Tuesday, 14 November 1899

A very quiet night and only a few shots early this morning.

How news came we do not know, but we have just heard that the Army Corps will be arriving in Cape Town in a day or two; this means we have probably to be some considerable time still in siege, but at any rate we look forward to having our Christmas dinner in peace.

I am sorry to hear today that there has been a row up in the Volunteers’ camp, a sort of small rebellion. It appears that some non-commission [ed] officers and men have applied to headquarters, that Captain Cowan, the officer commanding, not only treats the men very unfairly but gives them triple duties and bullies them. After a lot of correspondence between them and headquarters, Sergeant-Major Tiffin, a gallant man in the field, has been dismissed without any evidence taken, or any question put to him. The N.C.O. and men are taking Tiffin’s part and applying for their discharge; this will affect the Volunteers all round. I am afraid it is a great pity as they defend some of the main positions in the town defences. Many of the Town Guard are also complaining at the very scant courtesy shown them by the imperial officers in charge here. These are men who hold very high positions in the town, and who are now living in the trenches and doing Tommy Atkins work for no pay and less thanks. It is the beginning of callousness and much grumbling in the camp. One certain corner is in a very disaffected state; most of the men in one of the redoubts talk of getting up a petition and working for the removal of their commander. Two or three men in other redoubts are giving up their guns. It is to be hoped that not much more of this is going to happen or there is no knowing what the end will be. 

The enemy again gave us a very quiet day, only sent one seven-pounder and a few Mauser bullets.

At 8 p.m. it is reported that the enemy are advancing in very strong bodies from both north and south and it is expected that they will attack early tomorrow morning. The Colonel has ordered out extra cossack scouts, outpost and special sentries tonight.

Heavy storm is coming up so we expect to be in the rain all night.

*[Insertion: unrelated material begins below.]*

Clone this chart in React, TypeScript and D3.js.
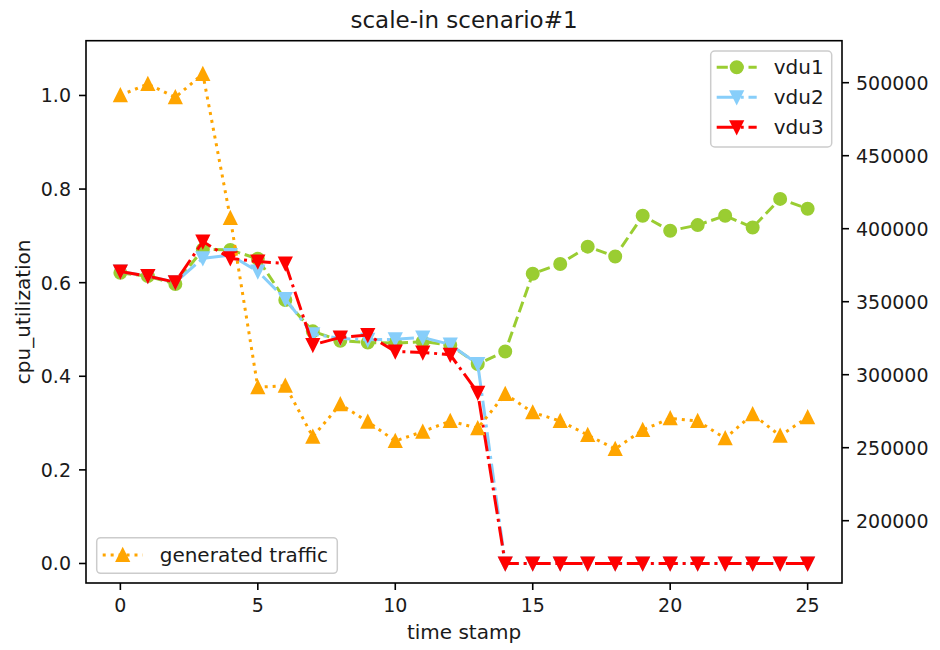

The authorities have issued to the Town Guard for the wet weather an allowance in the shape of Cape brandy, known to us as "streak lighting”. I wonder if they want us to get the D.T.’s! I proposed to B.P. that they should send it for the enemy, it would kill them a sight far quicker than our seven-pounders will.

In the meantime B.P. and his staff, etc., etc., are filling themselves with fiz, brandies and sodas, etc., and such like, and they have it sent down to their bomb-proof dugouts, but not for us in our damp and muddy trenches, where we are stuck day and night, whilst they get all the kudos, Awards of Merit, D.S.O.’s and C.M.G.’s, etc.